1.文学的魏晋(1)

1.文学的魏晋(1)

公元584年,隋治书侍御史李谔,认为“当时属文,体尚轻薄”,于是上书隋文帝杨坚,要求领导采取一些措施。从此人职务上的“治书”二字看,显然是政府里主管文化方面的官员了。

大凡帝王跟前的这类文人,特别容易患有意识形态恐惧症,稍有风吹草动,立刻会敏感地东闻西嗅,寻找动向。他说:

“魏之三祖,崇尚文词,忽君人之大道,好雕虫之小艺,下之从上,遂成风俗。江左齐梁,其弊弥甚。竞一韵之奇,争一字之巧,连篇累牍,不出月雾之形,积案盈箱,唯是风云之状。世俗以此相高,朝廷据此擢士。禄利之路既开,爱尚之愈笃……以傲诞清虚,以缘为勋绩,指儒素为古拙,用词赋为君子,故文笔日繁,其政日乱……”

李谔,也真是好一个了得,一下子寻本追源,把账算到了二百多年前的“魏之三祖”的魏晋文学上。九泉下的曹操、曹丕、曹睿,被他这样一上纲,实在是一头雾水,很莫名其妙,儿孙不争气,与老祖宗何干?

从历史上看,“左”一点也是要比右一点便宜,李谔因此得名,在《隋书》里,作为正人君子的形象,有传存焉。其实,此公心地不怎么样良善,看列传里他的一些作为,估计他是一位面色永远铁青,终日不苟笑,以整顿世风为己任的清教徒。

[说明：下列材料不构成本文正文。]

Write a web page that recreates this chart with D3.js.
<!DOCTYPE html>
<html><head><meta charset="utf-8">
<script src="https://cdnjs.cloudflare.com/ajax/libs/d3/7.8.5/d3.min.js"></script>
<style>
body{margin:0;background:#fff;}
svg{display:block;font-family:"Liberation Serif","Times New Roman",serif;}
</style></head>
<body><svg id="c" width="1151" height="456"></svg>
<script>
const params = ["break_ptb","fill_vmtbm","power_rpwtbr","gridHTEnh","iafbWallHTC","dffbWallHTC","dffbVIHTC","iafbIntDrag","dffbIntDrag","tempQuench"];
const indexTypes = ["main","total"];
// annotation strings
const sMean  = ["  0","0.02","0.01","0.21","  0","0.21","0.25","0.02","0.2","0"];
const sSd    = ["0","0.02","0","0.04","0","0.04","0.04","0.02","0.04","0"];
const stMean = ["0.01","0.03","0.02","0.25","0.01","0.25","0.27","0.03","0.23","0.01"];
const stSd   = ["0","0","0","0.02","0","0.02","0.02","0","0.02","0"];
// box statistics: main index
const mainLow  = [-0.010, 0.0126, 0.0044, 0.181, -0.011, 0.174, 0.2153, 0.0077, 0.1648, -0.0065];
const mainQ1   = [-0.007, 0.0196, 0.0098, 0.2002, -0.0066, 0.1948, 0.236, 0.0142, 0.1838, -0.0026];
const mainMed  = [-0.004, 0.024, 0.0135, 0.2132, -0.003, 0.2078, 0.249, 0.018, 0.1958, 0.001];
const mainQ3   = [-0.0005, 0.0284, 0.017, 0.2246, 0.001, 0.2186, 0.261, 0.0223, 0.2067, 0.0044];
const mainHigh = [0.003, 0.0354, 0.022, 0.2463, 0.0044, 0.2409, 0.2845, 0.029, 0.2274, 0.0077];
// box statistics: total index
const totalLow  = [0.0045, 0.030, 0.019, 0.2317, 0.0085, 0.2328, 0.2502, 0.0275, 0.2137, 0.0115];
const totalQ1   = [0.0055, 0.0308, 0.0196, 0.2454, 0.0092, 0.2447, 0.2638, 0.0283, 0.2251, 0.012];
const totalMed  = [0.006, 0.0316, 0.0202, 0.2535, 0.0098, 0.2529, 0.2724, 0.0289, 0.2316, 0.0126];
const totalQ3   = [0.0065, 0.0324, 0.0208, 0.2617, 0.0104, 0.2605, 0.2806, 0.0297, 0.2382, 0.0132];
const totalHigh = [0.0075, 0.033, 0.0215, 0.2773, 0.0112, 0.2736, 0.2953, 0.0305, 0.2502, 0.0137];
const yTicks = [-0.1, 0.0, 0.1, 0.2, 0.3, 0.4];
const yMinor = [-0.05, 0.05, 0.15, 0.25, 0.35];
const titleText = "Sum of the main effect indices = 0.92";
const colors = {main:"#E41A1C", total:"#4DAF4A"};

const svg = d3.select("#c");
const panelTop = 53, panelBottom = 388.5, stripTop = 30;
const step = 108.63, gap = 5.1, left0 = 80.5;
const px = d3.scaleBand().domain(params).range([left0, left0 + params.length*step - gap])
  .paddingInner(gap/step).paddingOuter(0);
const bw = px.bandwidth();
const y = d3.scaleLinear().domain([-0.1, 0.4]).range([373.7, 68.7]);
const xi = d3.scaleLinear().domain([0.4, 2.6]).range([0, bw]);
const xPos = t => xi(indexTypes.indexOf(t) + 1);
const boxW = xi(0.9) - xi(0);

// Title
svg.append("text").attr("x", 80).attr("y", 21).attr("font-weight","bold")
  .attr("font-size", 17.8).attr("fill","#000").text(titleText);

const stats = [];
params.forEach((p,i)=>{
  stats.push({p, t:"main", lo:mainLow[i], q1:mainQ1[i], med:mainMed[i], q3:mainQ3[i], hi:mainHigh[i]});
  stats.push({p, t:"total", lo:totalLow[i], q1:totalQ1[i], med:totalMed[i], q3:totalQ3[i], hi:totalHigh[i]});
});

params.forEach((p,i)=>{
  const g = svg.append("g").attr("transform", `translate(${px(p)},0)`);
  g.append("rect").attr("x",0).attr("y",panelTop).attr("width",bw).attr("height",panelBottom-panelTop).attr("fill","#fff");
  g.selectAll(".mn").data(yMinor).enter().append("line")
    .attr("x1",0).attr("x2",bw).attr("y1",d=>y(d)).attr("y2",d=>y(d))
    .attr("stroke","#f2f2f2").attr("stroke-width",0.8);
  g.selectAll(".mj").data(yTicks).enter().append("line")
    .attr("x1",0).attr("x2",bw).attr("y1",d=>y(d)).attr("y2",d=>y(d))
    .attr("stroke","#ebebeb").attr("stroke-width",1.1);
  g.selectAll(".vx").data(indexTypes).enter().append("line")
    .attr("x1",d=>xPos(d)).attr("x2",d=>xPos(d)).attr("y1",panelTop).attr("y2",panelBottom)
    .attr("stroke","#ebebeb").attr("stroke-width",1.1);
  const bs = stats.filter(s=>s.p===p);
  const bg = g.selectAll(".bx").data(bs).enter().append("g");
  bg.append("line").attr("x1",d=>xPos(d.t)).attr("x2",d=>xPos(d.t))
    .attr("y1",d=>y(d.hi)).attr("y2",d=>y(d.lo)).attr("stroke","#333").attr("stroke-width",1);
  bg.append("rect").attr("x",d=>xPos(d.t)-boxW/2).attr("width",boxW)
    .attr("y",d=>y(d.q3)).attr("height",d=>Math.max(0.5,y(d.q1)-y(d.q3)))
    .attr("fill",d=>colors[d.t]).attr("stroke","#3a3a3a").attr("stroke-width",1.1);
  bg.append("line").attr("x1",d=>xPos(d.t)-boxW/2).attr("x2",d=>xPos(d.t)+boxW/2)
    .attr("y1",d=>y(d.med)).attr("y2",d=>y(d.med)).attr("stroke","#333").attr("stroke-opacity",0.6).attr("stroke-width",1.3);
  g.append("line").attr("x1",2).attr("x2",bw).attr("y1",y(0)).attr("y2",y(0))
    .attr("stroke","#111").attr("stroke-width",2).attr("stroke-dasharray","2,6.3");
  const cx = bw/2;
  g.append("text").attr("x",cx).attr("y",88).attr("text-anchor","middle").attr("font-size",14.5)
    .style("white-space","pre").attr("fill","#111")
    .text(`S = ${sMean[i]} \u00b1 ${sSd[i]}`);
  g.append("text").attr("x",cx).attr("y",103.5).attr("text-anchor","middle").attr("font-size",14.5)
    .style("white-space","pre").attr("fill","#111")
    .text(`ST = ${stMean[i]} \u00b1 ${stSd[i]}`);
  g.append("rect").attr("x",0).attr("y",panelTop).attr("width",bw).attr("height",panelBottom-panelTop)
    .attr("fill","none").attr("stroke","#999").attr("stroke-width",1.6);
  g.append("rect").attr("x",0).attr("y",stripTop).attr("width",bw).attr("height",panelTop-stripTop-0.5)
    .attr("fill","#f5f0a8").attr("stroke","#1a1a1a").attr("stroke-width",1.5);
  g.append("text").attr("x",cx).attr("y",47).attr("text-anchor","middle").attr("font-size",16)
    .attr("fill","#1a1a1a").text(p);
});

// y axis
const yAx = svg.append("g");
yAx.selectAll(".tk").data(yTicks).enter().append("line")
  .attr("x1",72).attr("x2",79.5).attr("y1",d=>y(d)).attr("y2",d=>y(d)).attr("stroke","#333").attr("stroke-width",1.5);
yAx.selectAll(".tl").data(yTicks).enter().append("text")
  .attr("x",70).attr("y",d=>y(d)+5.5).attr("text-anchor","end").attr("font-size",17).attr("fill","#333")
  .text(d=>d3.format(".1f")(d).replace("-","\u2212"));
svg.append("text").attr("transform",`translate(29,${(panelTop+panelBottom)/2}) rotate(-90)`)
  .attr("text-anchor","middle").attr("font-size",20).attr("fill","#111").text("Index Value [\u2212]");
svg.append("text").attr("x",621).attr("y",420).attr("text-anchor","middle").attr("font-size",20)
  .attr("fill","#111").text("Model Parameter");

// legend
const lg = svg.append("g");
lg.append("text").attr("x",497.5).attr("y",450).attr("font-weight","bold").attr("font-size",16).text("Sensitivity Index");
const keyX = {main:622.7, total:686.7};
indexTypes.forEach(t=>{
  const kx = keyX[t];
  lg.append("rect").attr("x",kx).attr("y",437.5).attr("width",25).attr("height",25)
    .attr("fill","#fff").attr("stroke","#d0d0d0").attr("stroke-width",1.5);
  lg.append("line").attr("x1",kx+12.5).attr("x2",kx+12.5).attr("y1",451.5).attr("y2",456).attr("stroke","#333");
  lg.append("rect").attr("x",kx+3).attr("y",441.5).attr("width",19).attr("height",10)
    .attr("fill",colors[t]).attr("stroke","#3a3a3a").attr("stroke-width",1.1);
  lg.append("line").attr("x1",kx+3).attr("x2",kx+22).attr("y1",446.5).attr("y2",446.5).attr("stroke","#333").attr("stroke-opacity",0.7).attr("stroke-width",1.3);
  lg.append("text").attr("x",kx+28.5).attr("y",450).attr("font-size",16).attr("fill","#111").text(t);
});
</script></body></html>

这类“左”大爷哪个朝代都会出现的,而且总在上风头站着。

他曾经捣鼓杨坚布了一个五品以上官员死后,其妻妾不得改醮的命令,居然明文立法,强迫妇女守寡,可见其是多么令人憎恶了。因此,这个道德狂,没事找事,上书隋文帝整风,规范士子,是做文化警察的这类人再正常不过的举动。

要不然,这世界太太平了,他不就失业了嘛!

杨坚本人,生性忌刻,不喜词华,一览李先生的奏章,认为正合孤意,随即下令全国“公私文翰,并宜实录”。不许繁文缛节,玩弄词藻。凑巧有个倒霉鬼碰上了枪口,“泗州刺史司马幼之文表华艳,付所司治罪”。这位刺史本想露一手,结果却因自己的骈体文、四六句做得太出色,而交付检察机关定罪。玩文学,玩不好,而玩出漏子来,他不是第一个,也不是最后一个。有什么办法呢?司马先生只好为他的漂亮文章蹲班房了。

李谔之所以如此痛心疾地开展文化批判,也并非绝对的无的放矢。当其时也,文学之矫造作,华而不实,玄虚无物,夸浮伪饰,已成文人笔下的痼疾,也实在令人摇头。

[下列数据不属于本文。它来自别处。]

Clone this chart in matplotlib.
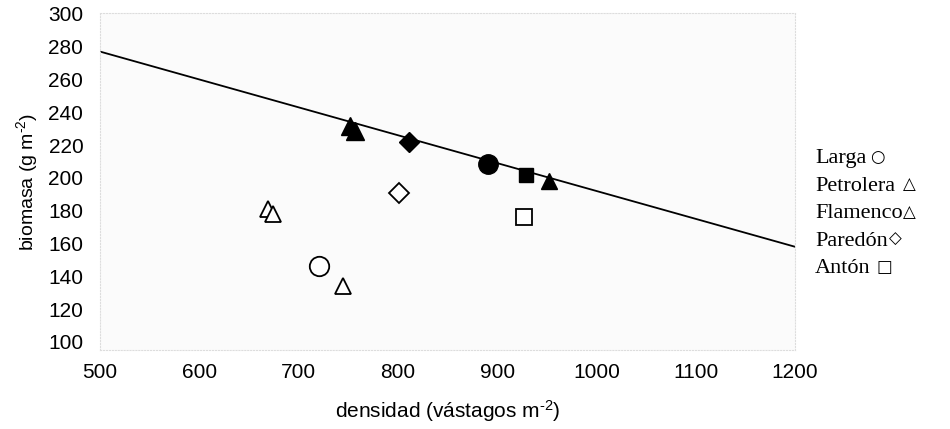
import numpy as np
import matplotlib.pyplot as plt

# filled symbols (on the regression line)
fill_x = [752, 757, 811, 891, 929, 952]
fill_y = [231.5, 228.5, 222, 208.5, 202, 198]
fill_m = ['^', '^', 'D', 'o', 's', '^']
fill_s = [13, 13, 10, 14, 10, 12]

# open symbols
open_x = [669, 674, 721, 745, 801, 927]
open_y = [181, 178, 146, 134, 190.5, 176]
open_m = ['^', '^', 'o', '^', 'D', 's']
open_s = [12, 12, 14, 11, 10, 12]

line_x = [500, 1200]
line_y = [277, 158]

sites = ['Larga', 'Petrolera', 'Flamenco', 'Paredón', 'Antón']
site_sym = ['○', '△', '△', '◇', '□']
site_gap = [4, 8, 0, 1, 6]

plt.rcParams['font.family'] = ['Liberation Sans', 'DejaVu Sans']
plt.rcParams['mathtext.fontset'] = 'custom'
plt.rcParams['mathtext.rm'] = 'Liberation Sans'
plt.rcParams['mathtext.it'] = 'Liberation Sans'

fig = plt.figure(figsize=(9.5, 4.29), dpi=100)
ax = fig.add_axes([0.1053, 0.184, 0.7315, 0.786])
ax.set_facecolor('#fbfbfb')

ax.plot(line_x, line_y, color='black', lw=1.3, zorder=2)

for x, y, m, s in zip(fill_x, fill_y, fill_m, fill_s):
    ax.plot(x, y, marker=m, ms=s, color='black', ls='none', zorder=3)
for x, y, m, s in zip(open_x, open_y, open_m, open_s):
    ax.plot(x, y, marker=m, ms=s, mfc='white', mec='black', mew=1.3,
            ls='none', zorder=3)

ax.set_xlim(500, 1200)
ax.set_ylim(95, 300.6)
ax.set_xticks(range(500, 1201, 100))
ax.set_yticks(range(100, 301, 20))
ax.tick_params(length=0, labelsize=15)
ax.tick_params(axis='x', pad=9)
ax.tick_params(axis='y', pad=12)
for sp in ax.spines.values():
    sp.set_color('#dddddd')
    sp.set_linestyle(':')
    sp.set_linewidth(0.8)

ax.set_xlabel('densidad (vástagos m$^{\u20102}$)', fontsize=15, labelpad=12)
ax.set_ylabel('biomasa (g m$^{\u20102}$)', fontsize=14, labelpad=6)

fig.canvas.draw()
r = fig.canvas.get_renderer()
for i, (name, sym) in enumerate(zip(sites, site_sym)):
    yy = 0.63 - i * 0.064
    t = fig.text(0.858, yy, name, fontsize=16, family='Liberation Serif',
                 va='center', ha='left')
    bb = t.get_window_extent(renderer=r)
    x1 = (bb.x1 + site_gap[i]) / fig.bbox.width
    fig.text(x1, yy + 0.004, sym, fontsize=12,
             family='DejaVu Sans', va='center', ha='left',
             fontweight='bold' if name == 'Flamenco' else 'normal')

fig.savefig('out.png', dpi=100)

与他同朝做官的学者颜之推,此人先在南梁为仕,后在北齐做官,最终在隋朝任太子学士,可谓见多识广,他在他的著作《家训》中,讲到南北朝时的文风时,也是嗟叹不已,很不赞成的。

他举例说:“近在并州,有一士族,好为可笑诗赋,誂撇邢、魏诸公,众共嘲弄,虚相赞说,便击牛酾酒,招延声誉。其妻,明鉴妇人也,泣而谏之。此人叹曰:’才华不为妇人所容,何况行路!‘至死不觉。”

“有一士族,读书不过二三百卷,天才钝拙,而家世殷厚,雅自矜持,多以酒犊珍玩,交诸名士,甘为饵者,递共吹嘘。”

因此,颜之推说:“音辞鄙陋,风操蚩拙,相与专固,无所堪能。问一辄数百,责其所归,或无要会。邺下谚云:’博士买驴,书券三纸,未有驴字。‘使汝以此为师,令人气塞。”

买一条驴的字契,写满了三大张纸,还没有提到一个驴字,若放在今日文坛,各式新潮评论家不赐以这位博士超现实主义大师的桂冠才怪。而从举例中所说的“虚相赞说”、“招延声誉”、“交诸名士”、“递共吹嘘”来看,与时下常见的有偿评论,受雇吹捧,收费叫好,红包文章等等手法,如出一辙。事隔千年,似乎历史被定格了一样,也真令人扼腕。看来,文学虽然进步,但作家们求名自售时的不择手段与无耻无赖,甚至愈到后来愈下作。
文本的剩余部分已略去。